Benjamin Franklin once said, “in this world, nothing can be said to be certain, except death and taxes.” While death is unavoidable, you leave a lot behind when you are gone. Besides your family and assets, you also leave a digital footprint.
While each person’s digital footprint varies, they are typically made up of things like email addresses, social media profiles, online banking accounts, and more. While some online profiles may allow your loved ones to see pictures and memories (i.e., Facebook, Instagram, etc.), they may also be tempting to nefarious individuals who want to use the information you left behind for fraudulent purposes.

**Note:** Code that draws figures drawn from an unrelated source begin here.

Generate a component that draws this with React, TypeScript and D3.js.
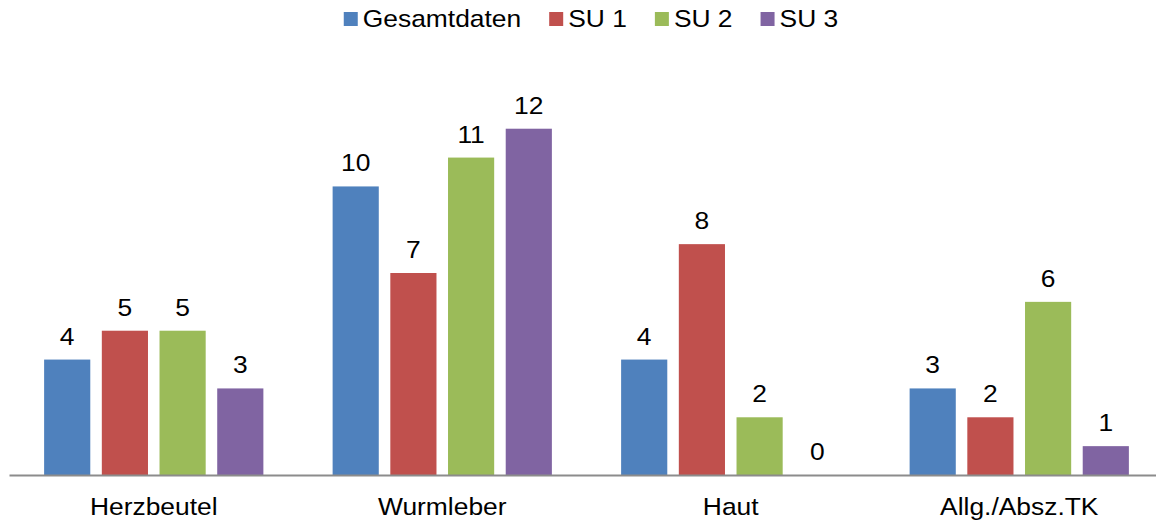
import React, { useEffect, useRef } from 'react';
import { select, scaleBand, scaleLinear } from 'd3';

const categories = ['Herzbeutel', 'Wurmleber', 'Haut', 'Allg./Absz.TK'];
const seriesNames = ['Gesamtdaten', 'SU 1', 'SU 2', 'SU 3'];
const gesamtdaten = [4, 10, 4, 3];
const su1 = [5, 7, 8, 2];
const su2 = [5, 11, 2, 6];
const su3 = [3, 12, 0, 1];
const colors = ['#4f81bd', '#c0504d', '#9bbb59', '#8064a2'];

const W = 1156;
const H = 522;
const FONT = '"Liberation Sans", Arial, sans-serif';
const FS = 24;
const SX = 1.1; // the reference text looks a little stretched sideways

function App() {
  const svgRef = useRef<SVGSVGElement>(null);

  useEffect(() => {
    const svg = select(svgRef.current);
    svg.selectAll('*').remove();

    const series = [gesamtdaten, su1, su2, su3];

    // scales
    const x0 = scaleBand<string>().domain(categories).range([9.5, 1163.5]);
    const x1 = scaleBand<string>()
      .domain(seriesNames)
      .range([0, x0.bandwidth()])
      .paddingInner(0.2)
      .paddingOuter(0.6);
    const y = scaleLinear().domain([0, 14]).range([475, 71]);

    // bars + value labels
    const groups = svg
      .selectAll('.group')
      .data(categories)
      .join('g')
      .attr('class', 'group')
      .attr('transform', (d) => `translate(${x0(d)},0)`);

    groups.each(function (cat, ci) {
      const g = select(this);
      seriesNames.forEach((name, si) => {
        const v = series[si][ci];
        const bx = x1(name)!;
        if (v > 0) {
          g.append('rect')
            .attr('x', bx)
            .attr('y', y(v))
            .attr('width', x1.bandwidth())
            .attr('height', y(0) - y(v))
            .attr('fill', colors[si]);
        }
        const cx = bx + x1.bandwidth() / 2;
        g.append('text')
          .attr('transform', `translate(${cx},${y(v) - 15}) scale(${SX},1)`)
          .attr('text-anchor', 'middle')
          .attr('font-family', FONT)
          .attr('font-size', FS)
          .attr('fill', '#000')
          .text(v);
      });
    });

    // axis line
    svg.append('line')
      .attr('x1', 9.5)
      .attr('x2', 1163.5)
      .attr('y1', y(0) + 0.5)
      .attr('y2', y(0) + 0.5)
      .attr('stroke', '#8c8c8c')
      .attr('stroke-width', 2);

    // category labels
    svg.selectAll('.cat')
      .data(categories)
      .join('text')
      .attr('class', 'cat')
      .attr('transform', (d) => `translate(${x0(d)! + x0.bandwidth() / 2},515) scale(${SX},1)`)
      .attr('text-anchor', 'middle')
      .attr('font-family', FONT)
      .attr('font-size', FS)
      .attr('fill', '#000')
      .text((d) => d);

    // legend, centred at the top
    const legend = svg.append('g');
    let cursor = 0;
    seriesNames.forEach((name, i) => {
      const item = legend.append('g').attr('transform', `translate(${cursor},0)`);
      item.append('rect')
        .attr('x', 0)
        .attr('y', 12)
        .attr('width', 14)
        .attr('height', 14)
        .attr('fill', colors[i]);
      const t = item.append('text')
        .attr('transform', `translate(19,27) scale(${SX},1)`)
        .attr('font-family', FONT)
        .attr('font-size', FS)
        .attr('fill', '#000')
        .text(name);
      const tw = (t.node() as SVGTextElement).getComputedTextLength() * SX;
      cursor += 19 + tw + 28;
    });
    const legendWidth = cursor - 28;
    legend.attr('transform', `translate(${591 - legendWidth / 2},0)`);
  }, []);

  return (
    <svg
      ref={svgRef}
      width={W}
      height={H}
      style={{ position: 'absolute', left: 0, top: 0, background: '#fff' }}
    />
  );
}

export default App;
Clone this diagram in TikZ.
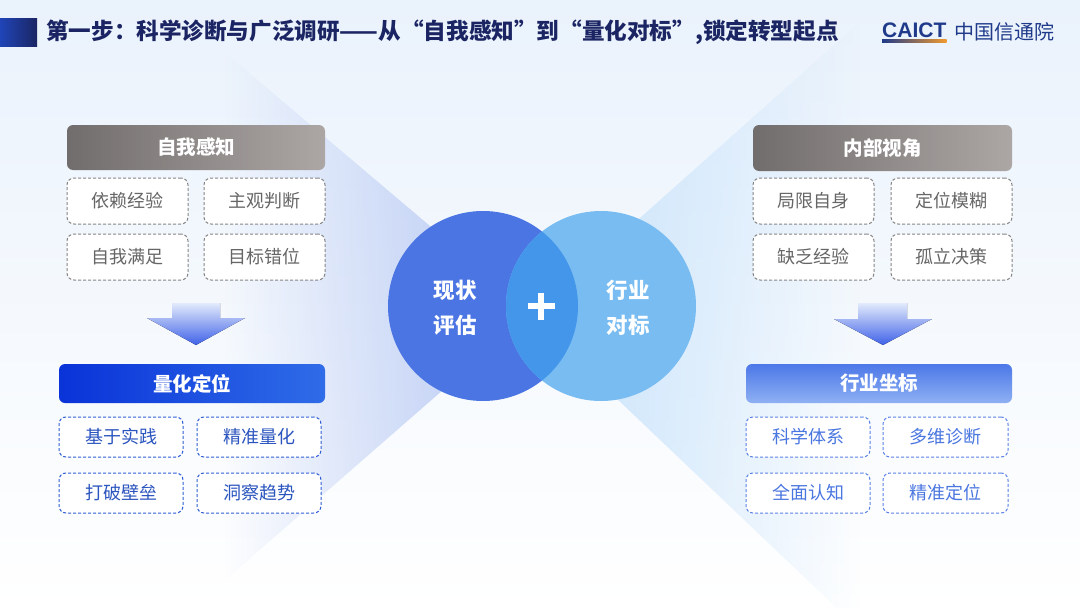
\documentclass[tikz,border=0pt]{standalone}
\usepackage{fontspec}
\setmainfont{Noto Sans CJK SC}
\newfontfamily\latinf{Liberation Sans}
\usetikzlibrary{fadings}
\definecolor{navy}{HTML}{1B2563}
\definecolor{hdrblue}{HTML}{2045B8}
\definecolor{logoblue}{HTML}{1F3A8A}
\definecolor{logoorange}{HTML}{F29A2E}
\definecolor{bgtop}{HTML}{EAF2FC}
\definecolor{grayL}{HTML}{716D6C}
\definecolor{grayR}{HTML}{ACA7A5}
\definecolor{grayline}{HTML}{858585}
\definecolor{graytext}{HTML}{666666}
\definecolor{blueL}{HTML}{0A33D8}
\definecolor{blueR}{HTML}{2F6CE8}
\definecolor{blueline}{HTML}{2F5ED4}
\definecolor{bluetext}{HTML}{2A54BE}
\definecolor{lblueT}{HTML}{4C78E8}
\definecolor{lblueB}{HTML}{8EB0F3}
\definecolor{lblueline}{HTML}{5C82E6}
\definecolor{lbluetext}{HTML}{4A76E0}
\definecolor{circL}{HTML}{4A75E3}
\definecolor{circR}{HTML}{78BCF2}
\definecolor{circM}{HTML}{4396EA}
\definecolor{beamL}{HTML}{B5C7F3}
\definecolor{beamR}{HTML}{C6E2FB}
\definecolor{arrT}{HTML}{E2EAFB}
\definecolor{arrB}{HTML}{3F62E8}
\tikzfading[name=fadeleft, left color=transparent!100, right color=transparent!0]
\tikzfading[name=faderight, left color=transparent!0, right color=transparent!100]
\begin{document}
\begin{tikzpicture}[x=1pt,y=-1pt,
  hdr/.style={rounded corners=6pt, minimum height=#1, inner sep=0pt, text=white,
    font=\fontsize{19.5}{19.5}\selectfont\bfseries},
  graybox/.style={draw=grayline, dash pattern=on 3pt off 2pt, line width=1pt,
    fill=white, rounded corners=7pt, minimum width=121pt, minimum height=46pt,
    inner sep=0pt, text=graytext, font=\fontsize{18}{18}\selectfont},
  bluebox/.style={draw=blueline, dash pattern=on 3pt off 2pt, line width=1pt,
    fill=white, rounded corners=7pt, minimum width=124pt, minimum height=40pt,
    inner sep=0pt, text=bluetext, font=\fontsize{18}{18}\selectfont},
  lbluebox/.style={bluebox, draw=lblueline, text=lbluetext},
  circtext/.style={text=white, font=\fontsize{21.5}{35}\selectfont\bfseries, align=center, inner sep=0pt},
  downarrow/.style={top color=arrT, bottom color=arrB, draw=none}
]
\useasboundingbox (0,0) rectangle (1080,608);
% background
\fill[top color=bgtop, bottom color=white] (0,0) rectangle (1080,608);
% beams
\fill[beamL, path fading=fadeleft] (532,312) -- (225,52) -- (225,580) -- cycle;
\fill[beamR, path fading=faderight] (530,316) -- (860,22) -- (860,630) -- cycle;

% header
\fill[left color=hdrblue, right color=navy] (0,18) rectangle (37,46);
\node[anchor=west, inner sep=0pt, text=navy, font=\fontsize{22.6}{22.6}\selectfont\bfseries] (title) at (46,32)
  {第一步：科学诊断与广泛调研——从“自我感知”到“量化对标”,锁定转型起点};
% logo
\node[anchor=west, inner sep=0pt, text=logoblue, font=\latinf\fontsize{21}{21}\selectfont\bfseries] (caict) at (882,30) {CAICT};
\shade[left color=logoblue, right color=logoorange] ([yshift=-2pt]caict.south west) rectangle ([yshift=-4.5pt]caict.south east);
\node[anchor=west, inner sep=0pt, text=logoblue, font=\fontsize{20}{20}\selectfont] (cn) at (954,32) {中国信通院};

% circles
\fill[circL] (483,306) circle (95);
\fill[circR] (601,306) circle (95);
\begin{scope}
  \clip (483,306) circle (95);
  \fill[circM] (601,306) circle (95);
\end{scope}
\node[circtext] (c1) at (455,308) {现状\\评估};
\node[circtext] (c2) at (628,308) {行业\\对标};
\coordinate (plus) at (541,306);
\draw[white, line width=6.5pt] ([xshift=-13.5pt]plus) -- ([xshift=13.5pt]plus);
\draw[white, line width=6.5pt] ([yshift=-13.5pt]plus) -- ([yshift=13.5pt]plus);

% left panel
\node[hdr=45pt, minimum width=258pt, left color=grayL, right color=grayR] (h1) at (196,147.5) {自我感知};
\node[graybox] (a1) at (127.5,201) {依赖经验};
\node[graybox] (a2) at (264.5,201) {主观判断};
\node[graybox] (a3) at (127.5,257) {自我满足};
\node[graybox] (a4) at (264.5,257) {目标错位};
\fill[downarrow] (172,303) -- (220,303) -- (220,318) -- (245,318) -- (196,345) -- (147,318) -- (172,318) -- cycle;
\node[hdr=39pt, minimum width=266pt, left color=blueL, right color=blueR] (h2) at (192,383.5) {量化定位};
\node[bluebox] (b1) at (121,437) {基于实践};
\node[bluebox] (b2) at (259,437) {精准量化};
\node[bluebox] (b3) at (121,493) {打破壁垒};
\node[bluebox] (b4) at (259,493) {洞察趋势};

% right panel
\node[hdr=46pt, minimum width=259pt, left color=grayL, right color=grayR] (h3) at (882.5,148) {内部视角};
\node[graybox] (d1) at (813.5,201) {局限自身};
\node[graybox] (d2) at (951.5,201) {定位模糊};
\node[graybox] (d3) at (813.5,257) {缺乏经验};
\node[graybox] (d4) at (951.5,257) {孤立决策};
\fill[downarrow] (858,303) -- (907,303) -- (907,319) -- (932,319) -- (883,345) -- (834,319) -- (858,319) -- cycle;
\node[hdr=39pt, minimum width=266pt, top color=lblueT, bottom color=lblueB] (h4) at (879,383.5) {行业坐标};
\node[lbluebox] (e1) at (808,437) {科学体系};
\node[lbluebox, minimum width=125pt] (e2) at (945.5,437) {多维诊断};
\node[lbluebox] (e3) at (808,493) {全面认知};
\node[lbluebox, minimum width=125pt] (e4) at (945.5,493) {精准定位};
\end{tikzpicture}
\end{document}
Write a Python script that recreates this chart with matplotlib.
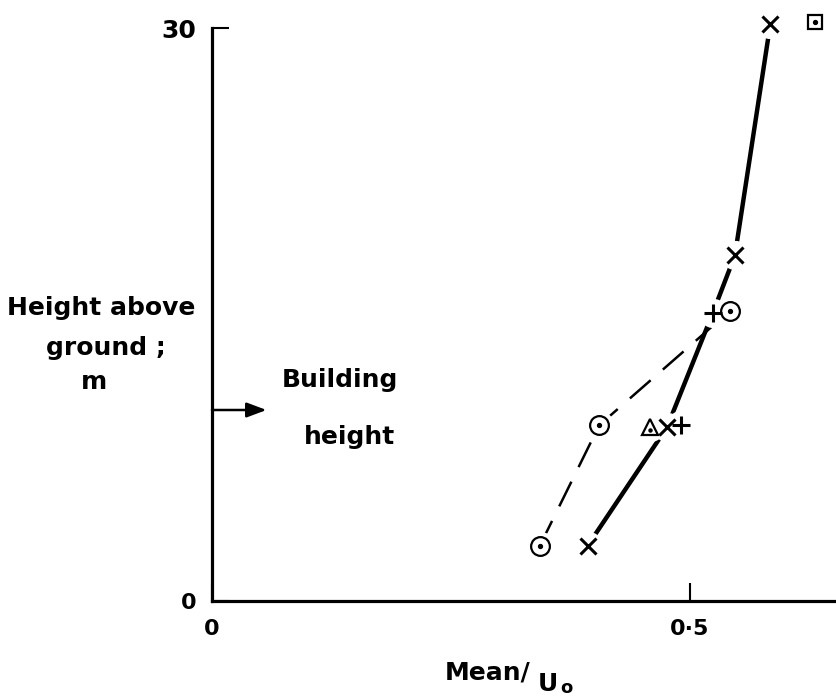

You may wonder if there’s a way to prevent this. Here are some tips that can help:
Compile your information
A good first step in protecting your online presence is to compile your information. Make a list of all your online accounts, including your username and passwords.
Name a digital executor
Today, many people are also naming a digital executor. This is the person who will be given your online account information and your instructions regarding what they should do. Just like any other “last wishes” information, you should include your list of online accounts, what you want to be done with each one, and who you name as your digital executor in your estate plan.
Creating a plan for your digital presence
After you pass, you may want to ensure that certain accounts are closed or that your personal information and online presence aren’t used for fraud. The best way to do this is by ensuring you create a plan for your digital footprint in your estate plan.
With this, your family or friends will know your wishes and can ensure your online presence is handled based on your wants and needs.